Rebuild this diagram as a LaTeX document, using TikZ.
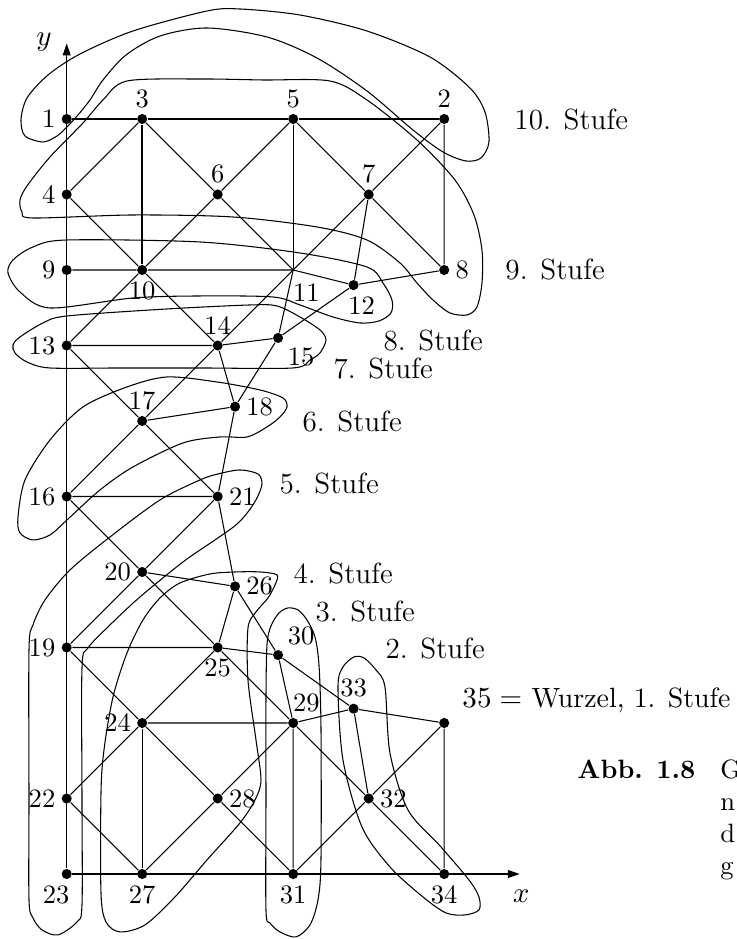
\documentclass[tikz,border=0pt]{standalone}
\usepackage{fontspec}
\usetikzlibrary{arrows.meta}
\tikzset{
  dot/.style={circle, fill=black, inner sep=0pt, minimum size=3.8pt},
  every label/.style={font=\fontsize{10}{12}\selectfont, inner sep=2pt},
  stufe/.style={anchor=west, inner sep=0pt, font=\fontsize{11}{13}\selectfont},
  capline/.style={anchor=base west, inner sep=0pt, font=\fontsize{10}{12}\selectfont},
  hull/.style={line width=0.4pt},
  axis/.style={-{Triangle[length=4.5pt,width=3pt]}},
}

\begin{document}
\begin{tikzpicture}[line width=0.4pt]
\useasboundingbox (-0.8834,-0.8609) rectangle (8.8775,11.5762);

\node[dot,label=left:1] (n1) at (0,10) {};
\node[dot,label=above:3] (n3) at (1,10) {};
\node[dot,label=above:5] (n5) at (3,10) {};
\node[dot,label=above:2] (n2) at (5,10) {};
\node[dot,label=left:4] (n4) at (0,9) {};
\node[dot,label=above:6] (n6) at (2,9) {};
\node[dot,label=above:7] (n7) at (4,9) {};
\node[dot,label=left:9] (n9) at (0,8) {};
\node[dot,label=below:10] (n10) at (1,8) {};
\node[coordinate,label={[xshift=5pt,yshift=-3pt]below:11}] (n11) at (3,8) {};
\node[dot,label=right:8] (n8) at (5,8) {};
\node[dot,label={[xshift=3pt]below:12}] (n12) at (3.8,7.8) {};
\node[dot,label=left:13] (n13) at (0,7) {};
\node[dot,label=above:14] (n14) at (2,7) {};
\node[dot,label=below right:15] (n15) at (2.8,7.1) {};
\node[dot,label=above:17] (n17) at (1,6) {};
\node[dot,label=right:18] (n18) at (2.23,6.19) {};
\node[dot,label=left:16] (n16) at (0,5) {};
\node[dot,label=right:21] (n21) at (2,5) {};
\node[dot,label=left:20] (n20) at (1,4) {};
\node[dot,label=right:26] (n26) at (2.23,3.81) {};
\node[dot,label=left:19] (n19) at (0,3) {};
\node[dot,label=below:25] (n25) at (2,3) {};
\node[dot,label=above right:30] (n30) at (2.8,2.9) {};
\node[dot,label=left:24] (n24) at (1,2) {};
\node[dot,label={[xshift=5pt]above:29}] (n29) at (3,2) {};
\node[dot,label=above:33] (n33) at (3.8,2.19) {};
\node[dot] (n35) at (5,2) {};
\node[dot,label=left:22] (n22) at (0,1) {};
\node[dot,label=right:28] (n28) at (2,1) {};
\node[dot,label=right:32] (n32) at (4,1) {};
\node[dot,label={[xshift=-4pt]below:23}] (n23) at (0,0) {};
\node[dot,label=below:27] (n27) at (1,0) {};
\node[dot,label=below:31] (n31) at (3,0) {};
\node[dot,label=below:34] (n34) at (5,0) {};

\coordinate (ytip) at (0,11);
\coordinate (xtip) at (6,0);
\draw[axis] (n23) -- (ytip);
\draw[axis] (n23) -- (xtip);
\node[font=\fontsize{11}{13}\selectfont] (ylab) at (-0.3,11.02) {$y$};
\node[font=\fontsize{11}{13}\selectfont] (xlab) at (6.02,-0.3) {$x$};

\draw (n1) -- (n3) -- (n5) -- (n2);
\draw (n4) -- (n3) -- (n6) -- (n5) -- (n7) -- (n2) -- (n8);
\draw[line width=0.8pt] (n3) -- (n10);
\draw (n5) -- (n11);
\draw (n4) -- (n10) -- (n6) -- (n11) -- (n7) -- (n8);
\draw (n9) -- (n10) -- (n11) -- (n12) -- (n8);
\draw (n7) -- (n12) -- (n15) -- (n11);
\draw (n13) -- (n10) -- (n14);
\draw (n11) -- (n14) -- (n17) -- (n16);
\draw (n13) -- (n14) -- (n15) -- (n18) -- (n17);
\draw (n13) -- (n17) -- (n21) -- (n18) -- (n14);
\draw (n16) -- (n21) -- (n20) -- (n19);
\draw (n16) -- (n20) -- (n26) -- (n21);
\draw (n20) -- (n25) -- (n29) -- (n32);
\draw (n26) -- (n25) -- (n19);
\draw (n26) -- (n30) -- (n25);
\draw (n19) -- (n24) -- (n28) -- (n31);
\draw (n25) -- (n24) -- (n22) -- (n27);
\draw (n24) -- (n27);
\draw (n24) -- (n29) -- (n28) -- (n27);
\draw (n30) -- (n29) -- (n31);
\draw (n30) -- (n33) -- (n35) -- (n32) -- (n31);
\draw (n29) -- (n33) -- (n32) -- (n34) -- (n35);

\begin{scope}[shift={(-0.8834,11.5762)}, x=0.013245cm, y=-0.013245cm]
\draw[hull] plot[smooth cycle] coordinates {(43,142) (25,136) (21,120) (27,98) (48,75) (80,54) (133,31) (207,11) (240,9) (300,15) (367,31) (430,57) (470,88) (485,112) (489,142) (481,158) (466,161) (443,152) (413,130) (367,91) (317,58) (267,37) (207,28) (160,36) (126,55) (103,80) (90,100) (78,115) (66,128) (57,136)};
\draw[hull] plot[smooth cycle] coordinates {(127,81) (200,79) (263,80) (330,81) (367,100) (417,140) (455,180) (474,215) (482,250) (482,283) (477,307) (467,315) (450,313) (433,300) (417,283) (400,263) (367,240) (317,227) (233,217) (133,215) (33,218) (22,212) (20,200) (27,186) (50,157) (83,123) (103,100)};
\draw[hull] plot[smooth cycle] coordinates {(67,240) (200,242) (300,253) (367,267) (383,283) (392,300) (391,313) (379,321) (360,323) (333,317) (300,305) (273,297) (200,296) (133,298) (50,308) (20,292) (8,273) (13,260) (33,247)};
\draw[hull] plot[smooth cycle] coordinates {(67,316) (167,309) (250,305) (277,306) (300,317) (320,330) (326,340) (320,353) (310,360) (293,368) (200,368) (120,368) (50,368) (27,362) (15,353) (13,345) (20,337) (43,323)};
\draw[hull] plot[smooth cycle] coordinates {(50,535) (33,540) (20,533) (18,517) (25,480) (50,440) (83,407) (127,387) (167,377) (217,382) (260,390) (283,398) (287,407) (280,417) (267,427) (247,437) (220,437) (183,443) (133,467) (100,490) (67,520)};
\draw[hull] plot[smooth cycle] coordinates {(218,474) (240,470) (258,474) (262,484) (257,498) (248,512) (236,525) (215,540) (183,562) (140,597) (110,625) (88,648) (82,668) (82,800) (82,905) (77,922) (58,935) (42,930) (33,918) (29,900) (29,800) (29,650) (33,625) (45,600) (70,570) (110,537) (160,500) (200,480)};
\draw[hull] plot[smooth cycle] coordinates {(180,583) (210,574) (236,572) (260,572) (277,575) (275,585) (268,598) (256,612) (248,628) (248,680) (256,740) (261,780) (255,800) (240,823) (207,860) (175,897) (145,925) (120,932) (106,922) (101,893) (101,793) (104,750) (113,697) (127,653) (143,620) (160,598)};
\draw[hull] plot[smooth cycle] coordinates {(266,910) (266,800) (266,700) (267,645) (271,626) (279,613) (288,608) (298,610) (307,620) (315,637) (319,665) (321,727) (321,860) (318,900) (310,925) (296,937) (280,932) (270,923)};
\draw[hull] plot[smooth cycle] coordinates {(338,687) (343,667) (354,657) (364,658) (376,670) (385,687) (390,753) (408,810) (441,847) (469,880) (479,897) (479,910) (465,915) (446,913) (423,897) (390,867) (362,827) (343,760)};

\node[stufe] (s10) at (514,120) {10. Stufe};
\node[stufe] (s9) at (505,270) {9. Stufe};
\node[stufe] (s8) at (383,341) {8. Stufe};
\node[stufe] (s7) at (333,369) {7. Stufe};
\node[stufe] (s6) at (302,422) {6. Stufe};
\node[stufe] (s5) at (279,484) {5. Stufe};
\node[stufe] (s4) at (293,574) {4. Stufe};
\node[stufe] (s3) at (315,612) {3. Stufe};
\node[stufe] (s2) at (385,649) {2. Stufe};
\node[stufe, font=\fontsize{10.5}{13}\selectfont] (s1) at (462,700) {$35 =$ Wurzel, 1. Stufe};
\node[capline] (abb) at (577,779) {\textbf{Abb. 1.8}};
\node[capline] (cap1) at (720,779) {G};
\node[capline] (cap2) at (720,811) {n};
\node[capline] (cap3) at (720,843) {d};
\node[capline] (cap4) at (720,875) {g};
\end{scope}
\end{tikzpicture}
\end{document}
----
▶ Goal of the exercise
Give back exactly the lines from the first line of the data through the line with "(-0.8834,-0.8609) rectangle (8.8775,11.5762);", pictures excluded.

▶ Written answer
Rebuild this diagram as a LaTeX document, using TikZ.
\documentclass[tikz,border=0pt]{standalone}
\usepackage{fontspec}
\usetikzlibrary{arrows.meta}
\tikzset{
  dot/.style={circle, fill=black, inner sep=0pt, minimum size=3.8pt},
  every label/.style={font=\fontsize{10}{12}\selectfont, inner sep=2pt},
  stufe/.style={anchor=west, inner sep=0pt, font=\fontsize{11}{13}\selectfont},
  capline/.style={anchor=base west, inner sep=0pt, font=\fontsize{10}{12}\selectfont},
  hull/.style={line width=0.4pt},
  axis/.style={-{Triangle[length=4.5pt,width=3pt]}},
}

\begin{document}
\begin{tikzpicture}[line width=0.4pt]
\useasboundingbox (-0.8834,-0.8609) rectangle (8.8775,11.5762);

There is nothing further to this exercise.